SD: Il serait intéressant que les scientifiques nous informent pour savoir s’il y a un réel danger de perte de contrôle de l’humain sur la machine. Pour le reste, l’IA peut être très utile dans la production de texte ou dans la réflexion.

JÉV: Puisqu’on dit que le cerveau est un muscle, si je fais appel toute la journée à un outil qui m’assiste, je ne saurai rapidement plus faire ce que je faisais hier…

SD: Quand nous serons huit milliards sur Terre, puis assez rapidement dix milliards, nous serons contraints d’utiliser ces technologies, qui vont faciliter le travail de tout le monde. Ceux qui travaillent pour nos médias et nos marques vont se servir de ces outils. Reste à savoir comment et par qui sera réalisé le contrôle humain. Dans la presse, les rédacteurs et rédacteurs en chef seront les garants de l’information, ce qu’ils sont déjà. Une marque média ne pourra jamais exister en tant qu’IA. Si cela devait arriver, ce serait un drame absolu. Peut-être qu’un jour, avec l’intelligence quantique, on n’aura plus besoin d’humain parce que le cerveau de l’IA ira tellement vite. Que restera-t-il alors de l’humanité?

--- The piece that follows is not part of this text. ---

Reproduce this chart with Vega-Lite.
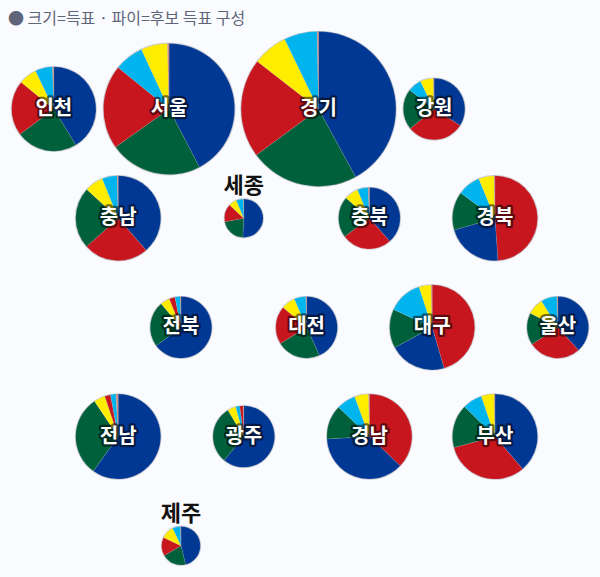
{"$schema":"https://vega.github.io/schema/vega-lite/v6.json","width":600,"height":577,"padding":0,"autosize":"none","background":"#fafbfe","title":{"text":"● 크기=득표 · 파이=후보 득표 구성","anchor":"start","frame":"group","offset":0,"dx":8,"dy":27,"font":"Noto Sans CJK KR","fontSize":16,"fontWeight":"normal","color":"#5f6578"},"view":{"stroke":null},"config":{"axis":{"domain":false,"grid":false,"ticks":false,"labels":false,"title":null}},"datasets":{"regions":[
{"region":"인천","col":-0.025,"row":0,"total":2467},{"region":"서울","col":1.81,"row":0,"total":5962},{"region":"경기","col":4.19,"row":0,"total":8300},{"region":"강원","col":6.03,"row":0,"total":1314},
{"region":"충남","col":1,"row":1,"total":2503},{"region":"세종","col":3,"row":1,"total":516},{"region":"충북","col":5,"row":1,"total":1314},{"region":"경북","col":7,"row":1,"total":2503},
{"region":"전북","col":2,"row":2,"total":1314},{"region":"대전","col":4,"row":2,"total":1314},{"region":"대구","col":6,"row":2,"total":2503},{"region":"울산","col":8,"row":2,"total":1314},
{"region":"전남","col":1,"row":3,"total":2503},{"region":"광주","col":3,"row":3,"total":1314},{"region":"경남","col":5,"row":3,"total":2503},{"region":"부산","col":7,"row":3,"total":2503},
{"region":"제주","col":2,"row":4,"total":516}],
"slices":[
{"region":"인천","party":"파랑","share":41.3},{"region":"인천","party":"녹색","share":23.5},{"region":"인천","party":"빨강","share":21.1},{"region":"인천","party":"노랑","share":7.0},{"region":"인천","party":"하늘","share":6.6},{"region":"인천","party":"기타","share":0.5},
{"region":"서울","party":"파랑","share":42.3},{"region":"서울","party":"녹색","share":22.8},{"region":"서울","party":"빨강","share":20.7},{"region":"서울","party":"하늘","share":7.2},{"region":"서울","party":"노랑","share":6.5},{"region":"서울","party":"기타","share":0.4},
{"region":"경기","party":"파랑","share":42.1},{"region":"경기","party":"녹색","share":22.8},{"region":"경기","party":"빨강","share":20.7},{"region":"경기","party":"노랑","share":7.3},{"region":"경기","party":"하늘","share":6.9},{"region":"경기","party":"기타","share":0.3},
{"region":"강원","party":"파랑","share":34.0},{"region":"강원","party":"빨강","share":30.1},{"region":"강원","party":"녹색","share":21.4},{"region":"강원","party":"하늘","share":7.2},{"region":"강원","party":"노랑","share":6.9},{"region":"강원","party":"기타","share":0.4},
{"region":"충남","party":"파랑","share":38.6},{"region":"충남","party":"빨강","share":24.8},{"region":"충남","party":"녹색","share":23.4},{"region":"충남","party":"노랑","share":7.1},{"region":"충남","party":"하늘","share":5.7},{"region":"충남","party":"기타","share":0.4},
{"region":"세종","party":"파랑","share":50.8},{"region":"세종","party":"녹색","share":21.3},{"region":"세종","party":"빨강","share":14.8},{"region":"세종","party":"노랑","share":6.8},{"region":"세종","party":"하늘","share":5.9},{"region":"세종","party":"기타","share":0.4},
{"region":"전북","party":"파랑","share":64.9},{"region":"전북","party":"녹색","share":24.0},{"region":"전북","party":"노랑","share":4.9},{"region":"전북","party":"빨강","share":3.1},{"region":"전북","party":"하늘","share":2.7},{"region":"전북","party":"기타","share":0.4},
{"region":"대전","party":"파랑","share":43.2},{"region":"대전","party":"녹색","share":23.1},{"region":"대전","party":"빨강","share":20.0},{"region":"대전","party":"노랑","share":7.3},{"region":"대전","party":"하늘","share":6.1},{"region":"대전","party":"기타","share":0.4},
{"region":"충북","party":"파랑","share":38.5},{"region":"충북","party":"빨강","share":26.4},{"region":"충북","party":"녹색","share":21.4},{"region":"충북","party":"노랑","share":7.4},{"region":"충북","party":"하늘","share":5.7},{"region":"충북","party":"기타","share":0.6},
{"region":"경북","party":"빨강","share":48.9},{"region":"경북","party":"파랑","share":21.6},{"region":"경북","party":"녹색","share":14.6},{"region":"경북","party":"하늘","share":8.7},{"region":"경북","party":"노랑","share":5.8},{"region":"경북","party":"기타","share":0.4},
{"region":"대구","party":"빨강","share":45.5},{"region":"대구","party":"파랑","share":21.6},{"region":"대구","party":"녹색","share":14.8},{"region":"대구","party":"하늘","share":13.1},{"region":"대구","party":"노랑","share":4.6},{"region":"대구","party":"기타","share":0.4},
{"region":"울산","party":"파랑","share":38.3},{"region":"울산","party":"빨강","share":27.5},{"region":"울산","party":"녹색","share":16.8},{"region":"울산","party":"노랑","share":8.6},{"region":"울산","party":"하늘","share":8.3},{"region":"울산","party":"기타","share":0.5},
{"region":"전남","party":"파랑","share":59.9},{"region":"전남","party":"녹색","share":30.7},{"region":"전남","party":"노랑","share":4.3},{"region":"전남","party":"빨강","share":2.2},{"region":"전남","party":"하늘","share":2.1},{"region":"전남","party":"기타","share":0.8},
{"region":"광주","party":"파랑","share":61.0},{"region":"광주","party":"녹색","share":30.4},{"region":"광주","party":"노랑","share":4.4},{"region":"광주","party":"하늘","share":2.1},{"region":"광주","party":"빨강","share":1.8},{"region":"광주","party":"기타","share":0.3},
{"region":"제주","party":"파랑","share":46.2},{"region":"제주","party":"녹색","share":20.5},{"region":"제주","party":"빨강","share":15.5},{"region":"제주","party":"노랑","share":10.8},{"region":"제주","party":"하늘","share":6.7},{"region":"제주","party":"기타","share":0.4},
{"region":"경남","party":"빨강","share":37.1},{"region":"경남","party":"파랑","share":37.0},{"region":"경남","party":"녹색","share":13.0},{"region":"경남","party":"하늘","share":7.3},{"region":"경남","party":"노랑","share":5.3},{"region":"경남","party":"기타","share":0.3},
{"region":"부산","party":"파랑","share":38.8},{"region":"부산","party":"빨강","share":32.1},{"region":"부산","party":"녹색","share":16.5},{"region":"부산","party":"하늘","share":7.5},{"region":"부산","party":"노랑","share":4.9},{"region":"부산","party":"기타","share":0.3}
]},
"encoding":{"x":{"field":"col","type":"quantitative","scale":{"domain":[-0.882,8.672],"nice":false,"zero":false},"axis":null},"y":{"field":"row","type":"quantitative","scale":{"domain":[-0.998,4.286],"nice":false,"zero":false,"reverse":true},"axis":null}},
"layer":[
{"data":{"name":"regions"},"mark":{"type":"arc","theta":0,"theta2":6.283185,"fill":"#ffffff","stroke":"#d2d3d8","strokeWidth":1.8},"encoding":{"radius":{"field":"total","type":"quantitative","stack":null,"scale":{"type":"sqrt","domain":[0,8300],"range":[0,77.4]}}}},
{"data":{"name":"slices"},"transform":[{"lookup":"region","from":{"data":{"name":"regions"},"key":"region","fields":["col","row","total"]}},{"stack":"share","groupby":["region"],"sort":[{"field":"share","order":"descending"}],"offset":"normalize","as":["a0","a1"]}],
"mark":{"type":"arc","stroke":"#b4b8c4","strokeWidth":0.3,"strokeOpacity":0.5},
"encoding":{"theta":{"field":"a0","type":"quantitative","scale":{"domain":[0,1],"range":[0,6.283185]}},"theta2":{"field":"a1"},"radius":{"field":"total","type":"quantitative","stack":null,"scale":{"type":"sqrt","domain":[0,8300],"range":[0,77.4]}},"color":{"field":"party","type":"nominal","scale":{"domain":["파랑","녹색","빨강","하늘","노랑","기타"],"range":["#003893","#00603c","#c8161e","#00b5ee","#ffed00","#d08a78"]},"legend":null},"order":{"field":"a0"}}},
{"data":{"name":"regions"},"transform":[{"filter":"datum.total > 1000"}],"mark":{"type":"text","font":"Noto Sans CJK KR","fontWeight":"bold","fontSize":20,"fill":"#000","stroke":"#000","strokeOpacity":0.55,"strokeWidth":4.5,"strokeJoin":"round","fillOpacity":0.55},"encoding":{"text":{"field":"region"}}},
{"data":{"name":"regions"},"transform":[{"filter":"datum.total > 1000"}],"mark":{"type":"text","font":"Noto Sans CJK KR","fontWeight":"bold","fontSize":20,"fill":"#ffffff"},"encoding":{"text":{"field":"region"}}},
{"data":{"name":"regions"},"transform":[{"filter":"datum.total <= 1000"}],"mark":{"type":"text","font":"Noto Sans CJK KR","fontWeight":"bold","fontSize":22,"fill":"#111111","dy":-32},"encoding":{"text":{"field":"region"}}}
]}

JÉV: Ce que nous vivons en ce moment est passionnant et c’est pour cela que j’y mets beaucoup d’exigence et que je parle beaucoup de respect. Si on n’a pas certaines notions de base, tous les outils que l’on créera seront ultra destructeurs. En revanche, si on est clair sur les notions fondamentales qui touchent aux êtres humains, aux animaux, à la nature, alors on sera très puissants sur les technologies.